RECORDS:
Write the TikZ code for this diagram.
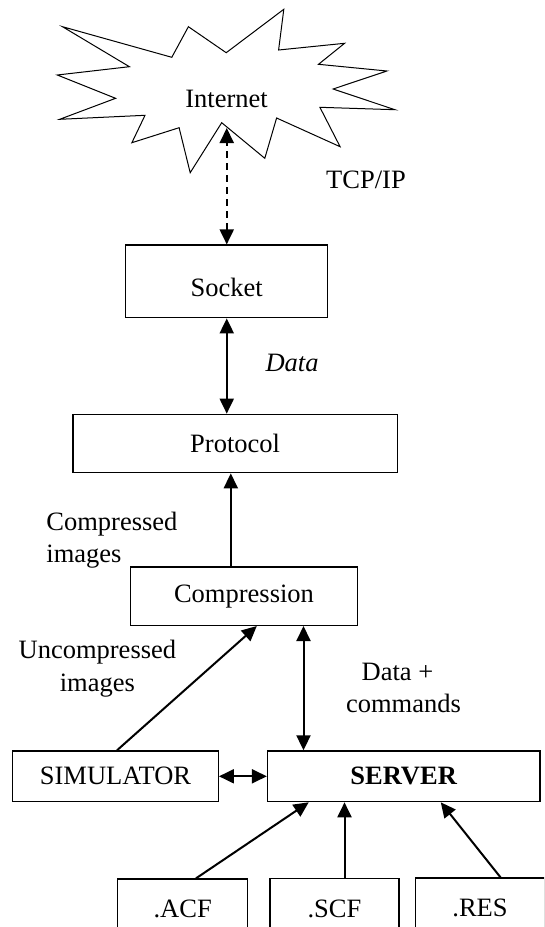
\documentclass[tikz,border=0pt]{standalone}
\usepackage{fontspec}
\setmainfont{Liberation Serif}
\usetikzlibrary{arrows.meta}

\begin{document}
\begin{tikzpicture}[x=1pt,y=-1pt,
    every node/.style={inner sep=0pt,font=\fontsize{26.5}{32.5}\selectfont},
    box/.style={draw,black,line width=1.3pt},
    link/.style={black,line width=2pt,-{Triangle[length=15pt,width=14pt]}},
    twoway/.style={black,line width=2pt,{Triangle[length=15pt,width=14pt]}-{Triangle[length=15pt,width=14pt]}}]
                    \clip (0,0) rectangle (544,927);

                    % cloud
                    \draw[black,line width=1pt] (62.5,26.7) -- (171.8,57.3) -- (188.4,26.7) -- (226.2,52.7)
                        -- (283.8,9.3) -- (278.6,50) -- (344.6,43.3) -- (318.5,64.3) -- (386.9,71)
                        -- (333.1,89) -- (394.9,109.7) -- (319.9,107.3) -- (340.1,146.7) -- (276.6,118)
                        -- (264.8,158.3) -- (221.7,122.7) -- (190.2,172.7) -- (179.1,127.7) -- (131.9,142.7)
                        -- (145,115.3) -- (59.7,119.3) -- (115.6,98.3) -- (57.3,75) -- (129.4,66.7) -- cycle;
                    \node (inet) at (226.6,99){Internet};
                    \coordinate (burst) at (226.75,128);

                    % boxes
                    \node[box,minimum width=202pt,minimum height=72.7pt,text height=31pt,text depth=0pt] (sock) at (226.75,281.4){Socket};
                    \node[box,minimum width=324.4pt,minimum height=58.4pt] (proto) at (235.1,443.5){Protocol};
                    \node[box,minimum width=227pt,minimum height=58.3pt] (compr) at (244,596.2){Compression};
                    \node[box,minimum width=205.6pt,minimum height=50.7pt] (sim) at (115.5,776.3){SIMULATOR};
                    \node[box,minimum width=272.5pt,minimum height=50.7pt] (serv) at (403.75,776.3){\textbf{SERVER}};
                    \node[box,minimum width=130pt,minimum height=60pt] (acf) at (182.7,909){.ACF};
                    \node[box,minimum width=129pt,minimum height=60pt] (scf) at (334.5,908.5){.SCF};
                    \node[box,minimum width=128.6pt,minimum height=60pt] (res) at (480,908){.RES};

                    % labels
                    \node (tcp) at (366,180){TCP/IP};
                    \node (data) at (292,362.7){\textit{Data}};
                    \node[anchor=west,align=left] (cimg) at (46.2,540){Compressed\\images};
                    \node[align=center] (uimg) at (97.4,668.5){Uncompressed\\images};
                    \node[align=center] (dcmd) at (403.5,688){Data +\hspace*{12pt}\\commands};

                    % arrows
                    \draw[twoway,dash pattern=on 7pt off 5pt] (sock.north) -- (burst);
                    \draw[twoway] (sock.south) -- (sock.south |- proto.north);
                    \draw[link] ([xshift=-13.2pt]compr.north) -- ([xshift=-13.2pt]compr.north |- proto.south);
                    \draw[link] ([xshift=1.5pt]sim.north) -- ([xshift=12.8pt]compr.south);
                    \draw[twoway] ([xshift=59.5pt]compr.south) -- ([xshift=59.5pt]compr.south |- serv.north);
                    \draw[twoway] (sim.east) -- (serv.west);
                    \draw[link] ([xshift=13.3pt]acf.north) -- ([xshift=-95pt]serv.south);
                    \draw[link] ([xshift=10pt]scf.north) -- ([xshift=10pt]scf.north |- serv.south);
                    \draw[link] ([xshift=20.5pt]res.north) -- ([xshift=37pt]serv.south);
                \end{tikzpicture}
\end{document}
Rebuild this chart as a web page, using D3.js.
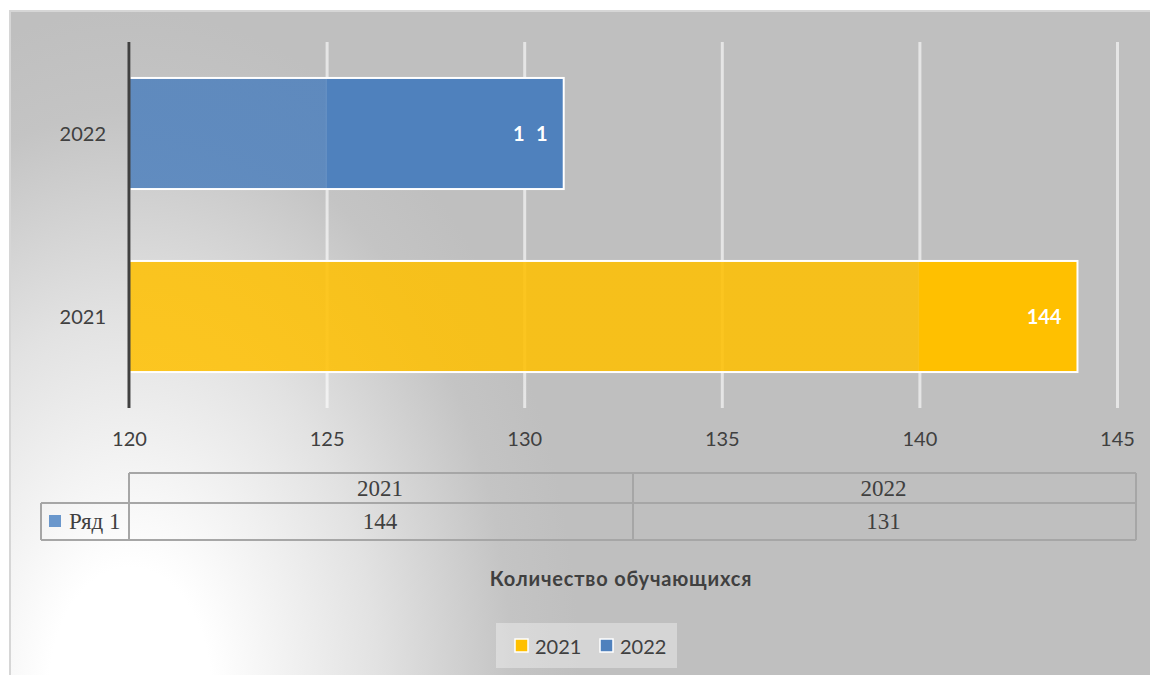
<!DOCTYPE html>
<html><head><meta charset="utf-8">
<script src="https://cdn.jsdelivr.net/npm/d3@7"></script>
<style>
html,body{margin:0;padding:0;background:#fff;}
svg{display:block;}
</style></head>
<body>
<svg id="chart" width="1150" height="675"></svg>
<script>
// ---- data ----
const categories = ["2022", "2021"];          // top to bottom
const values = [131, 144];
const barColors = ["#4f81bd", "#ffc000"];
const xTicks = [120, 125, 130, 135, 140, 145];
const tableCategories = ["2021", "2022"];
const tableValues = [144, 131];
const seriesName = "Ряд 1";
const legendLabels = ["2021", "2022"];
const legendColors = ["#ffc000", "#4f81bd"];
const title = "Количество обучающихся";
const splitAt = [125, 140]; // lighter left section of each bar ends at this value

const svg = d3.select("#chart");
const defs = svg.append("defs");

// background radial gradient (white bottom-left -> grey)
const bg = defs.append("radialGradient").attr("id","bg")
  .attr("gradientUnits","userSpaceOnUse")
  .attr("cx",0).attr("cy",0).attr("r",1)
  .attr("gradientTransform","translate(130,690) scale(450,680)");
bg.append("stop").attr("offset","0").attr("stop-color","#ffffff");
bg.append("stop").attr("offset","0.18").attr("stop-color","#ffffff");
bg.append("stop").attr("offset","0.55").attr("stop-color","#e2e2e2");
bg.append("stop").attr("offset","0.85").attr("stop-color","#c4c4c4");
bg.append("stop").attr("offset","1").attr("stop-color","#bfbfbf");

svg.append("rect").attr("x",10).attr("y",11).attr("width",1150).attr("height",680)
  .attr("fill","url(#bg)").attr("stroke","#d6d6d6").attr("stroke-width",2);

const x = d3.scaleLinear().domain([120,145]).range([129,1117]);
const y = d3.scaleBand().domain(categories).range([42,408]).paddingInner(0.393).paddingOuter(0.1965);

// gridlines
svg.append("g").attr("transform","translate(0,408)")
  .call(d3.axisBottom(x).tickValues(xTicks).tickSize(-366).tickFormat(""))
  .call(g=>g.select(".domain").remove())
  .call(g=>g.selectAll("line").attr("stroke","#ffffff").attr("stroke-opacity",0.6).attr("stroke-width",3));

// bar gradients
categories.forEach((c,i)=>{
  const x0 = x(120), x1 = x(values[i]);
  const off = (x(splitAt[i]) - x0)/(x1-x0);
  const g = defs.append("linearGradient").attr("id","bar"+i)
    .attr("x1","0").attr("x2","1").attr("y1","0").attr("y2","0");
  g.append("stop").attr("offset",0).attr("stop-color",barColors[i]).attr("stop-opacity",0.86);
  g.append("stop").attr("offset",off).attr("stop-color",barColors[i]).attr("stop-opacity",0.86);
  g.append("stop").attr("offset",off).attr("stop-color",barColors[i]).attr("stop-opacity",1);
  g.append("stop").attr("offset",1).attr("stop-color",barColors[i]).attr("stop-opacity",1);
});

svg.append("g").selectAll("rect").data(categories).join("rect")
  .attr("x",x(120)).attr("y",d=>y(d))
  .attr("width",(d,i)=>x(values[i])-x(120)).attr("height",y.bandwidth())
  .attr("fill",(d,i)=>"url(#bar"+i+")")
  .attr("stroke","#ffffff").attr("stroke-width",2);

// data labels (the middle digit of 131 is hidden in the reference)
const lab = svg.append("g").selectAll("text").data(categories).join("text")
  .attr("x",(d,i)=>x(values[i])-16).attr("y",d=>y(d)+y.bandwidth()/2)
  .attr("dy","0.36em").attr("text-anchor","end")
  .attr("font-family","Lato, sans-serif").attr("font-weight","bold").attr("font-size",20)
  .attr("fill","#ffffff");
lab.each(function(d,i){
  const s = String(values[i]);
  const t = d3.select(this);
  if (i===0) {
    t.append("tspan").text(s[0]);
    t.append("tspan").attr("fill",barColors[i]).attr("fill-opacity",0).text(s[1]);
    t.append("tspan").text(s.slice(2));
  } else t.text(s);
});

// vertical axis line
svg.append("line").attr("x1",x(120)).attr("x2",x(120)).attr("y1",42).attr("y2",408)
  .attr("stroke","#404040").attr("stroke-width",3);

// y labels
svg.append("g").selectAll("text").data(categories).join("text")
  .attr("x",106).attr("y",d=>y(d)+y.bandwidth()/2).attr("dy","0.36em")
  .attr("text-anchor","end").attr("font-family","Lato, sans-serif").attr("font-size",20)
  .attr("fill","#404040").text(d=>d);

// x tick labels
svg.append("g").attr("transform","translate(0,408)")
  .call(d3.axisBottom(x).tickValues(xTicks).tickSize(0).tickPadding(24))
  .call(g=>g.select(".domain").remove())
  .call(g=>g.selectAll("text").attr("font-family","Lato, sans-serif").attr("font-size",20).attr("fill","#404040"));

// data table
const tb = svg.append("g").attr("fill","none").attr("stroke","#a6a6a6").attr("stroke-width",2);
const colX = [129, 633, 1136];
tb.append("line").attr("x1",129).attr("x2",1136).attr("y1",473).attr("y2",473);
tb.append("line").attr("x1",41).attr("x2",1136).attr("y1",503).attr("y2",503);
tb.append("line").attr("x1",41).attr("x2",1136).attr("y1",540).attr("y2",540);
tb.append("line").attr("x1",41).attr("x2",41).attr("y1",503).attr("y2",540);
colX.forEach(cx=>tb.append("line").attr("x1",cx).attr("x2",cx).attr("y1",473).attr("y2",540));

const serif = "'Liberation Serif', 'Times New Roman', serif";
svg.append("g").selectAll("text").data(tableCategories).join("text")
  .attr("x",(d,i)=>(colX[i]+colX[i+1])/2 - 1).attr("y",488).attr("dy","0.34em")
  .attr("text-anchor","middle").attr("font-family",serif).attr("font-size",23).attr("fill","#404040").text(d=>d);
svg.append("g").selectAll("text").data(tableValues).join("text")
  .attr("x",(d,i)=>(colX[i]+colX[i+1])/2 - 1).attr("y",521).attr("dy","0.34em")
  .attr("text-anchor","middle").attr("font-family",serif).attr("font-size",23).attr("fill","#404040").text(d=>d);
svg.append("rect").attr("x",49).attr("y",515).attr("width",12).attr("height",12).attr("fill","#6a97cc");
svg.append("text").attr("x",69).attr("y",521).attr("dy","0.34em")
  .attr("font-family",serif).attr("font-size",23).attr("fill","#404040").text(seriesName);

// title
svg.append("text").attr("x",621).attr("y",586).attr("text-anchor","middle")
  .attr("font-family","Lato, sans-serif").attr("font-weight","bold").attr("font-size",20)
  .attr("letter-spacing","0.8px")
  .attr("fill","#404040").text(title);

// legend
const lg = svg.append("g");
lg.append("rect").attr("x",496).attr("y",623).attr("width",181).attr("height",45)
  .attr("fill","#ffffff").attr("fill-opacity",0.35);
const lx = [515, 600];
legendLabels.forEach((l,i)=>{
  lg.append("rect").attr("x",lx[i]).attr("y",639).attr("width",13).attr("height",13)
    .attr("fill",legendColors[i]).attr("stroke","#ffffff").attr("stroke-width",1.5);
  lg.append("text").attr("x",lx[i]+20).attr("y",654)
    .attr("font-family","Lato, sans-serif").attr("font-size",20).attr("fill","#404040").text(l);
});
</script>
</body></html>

* * *

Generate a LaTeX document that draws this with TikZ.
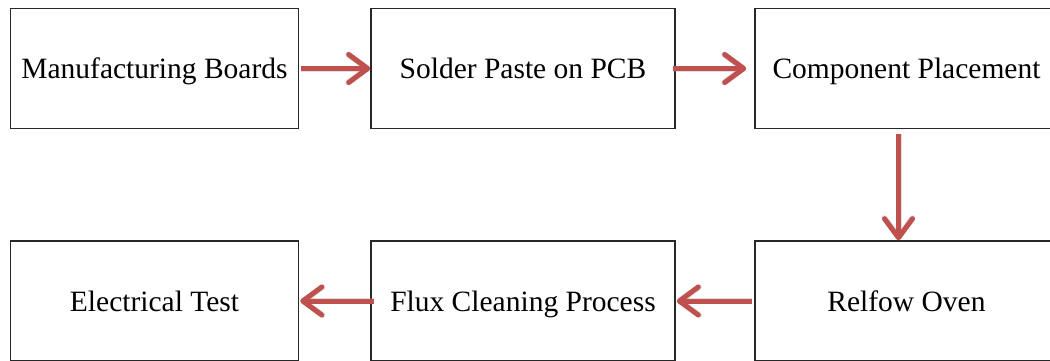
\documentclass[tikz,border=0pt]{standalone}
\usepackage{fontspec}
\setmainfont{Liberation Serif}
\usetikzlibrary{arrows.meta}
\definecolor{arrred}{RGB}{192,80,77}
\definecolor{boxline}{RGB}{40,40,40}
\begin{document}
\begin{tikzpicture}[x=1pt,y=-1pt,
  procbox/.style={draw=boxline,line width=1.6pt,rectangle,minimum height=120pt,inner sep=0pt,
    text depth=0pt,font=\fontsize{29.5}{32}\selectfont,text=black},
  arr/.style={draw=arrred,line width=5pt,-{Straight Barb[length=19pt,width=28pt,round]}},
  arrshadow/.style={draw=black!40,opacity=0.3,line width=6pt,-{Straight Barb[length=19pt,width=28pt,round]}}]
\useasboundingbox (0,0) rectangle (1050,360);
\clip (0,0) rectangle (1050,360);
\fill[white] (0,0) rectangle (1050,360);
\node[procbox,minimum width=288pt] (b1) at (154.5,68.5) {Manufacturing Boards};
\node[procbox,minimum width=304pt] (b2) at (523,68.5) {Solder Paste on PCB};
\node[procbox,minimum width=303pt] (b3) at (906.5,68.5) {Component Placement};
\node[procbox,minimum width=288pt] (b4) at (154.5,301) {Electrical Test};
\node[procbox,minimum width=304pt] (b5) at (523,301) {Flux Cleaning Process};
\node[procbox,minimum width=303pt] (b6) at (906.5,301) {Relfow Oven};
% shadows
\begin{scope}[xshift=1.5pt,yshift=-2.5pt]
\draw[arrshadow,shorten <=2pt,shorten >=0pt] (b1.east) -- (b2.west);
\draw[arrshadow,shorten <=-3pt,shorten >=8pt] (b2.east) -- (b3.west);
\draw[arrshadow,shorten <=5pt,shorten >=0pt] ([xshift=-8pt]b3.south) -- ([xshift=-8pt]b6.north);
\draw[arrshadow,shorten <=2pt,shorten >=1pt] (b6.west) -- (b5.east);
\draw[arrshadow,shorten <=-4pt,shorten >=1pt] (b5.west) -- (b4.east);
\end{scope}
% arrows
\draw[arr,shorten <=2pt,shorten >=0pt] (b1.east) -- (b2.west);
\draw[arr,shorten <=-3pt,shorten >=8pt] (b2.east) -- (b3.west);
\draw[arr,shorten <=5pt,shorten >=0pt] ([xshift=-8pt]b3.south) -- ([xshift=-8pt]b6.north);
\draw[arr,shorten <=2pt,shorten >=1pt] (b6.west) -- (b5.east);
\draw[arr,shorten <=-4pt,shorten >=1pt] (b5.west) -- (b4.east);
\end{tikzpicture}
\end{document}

REQUIRED TASK:
Repeat only the lines from the one holding "Write the TikZ code for this diagram." to the one holding "(0,0) rectangle (544,927);", both ends included, and drop the images.

ANSWER TO THE PROBLEM:
Write the TikZ code for this diagram.
\documentclass[tikz,border=0pt]{standalone}
\usepackage{fontspec}
\setmainfont{Liberation Serif}
\usetikzlibrary{arrows.meta}

\begin{document}
\begin{tikzpicture}[x=1pt,y=-1pt,
    every node/.style={inner sep=0pt,font=\fontsize{26.5}{32.5}\selectfont},
    box/.style={draw,black,line width=1.3pt},
    link/.style={black,line width=2pt,-{Triangle[length=15pt,width=14pt]}},
    twoway/.style={black,line width=2pt,{Triangle[length=15pt,width=14pt]}-{Triangle[length=15pt,width=14pt]}}]
                    \clip (0,0) rectangle (544,927);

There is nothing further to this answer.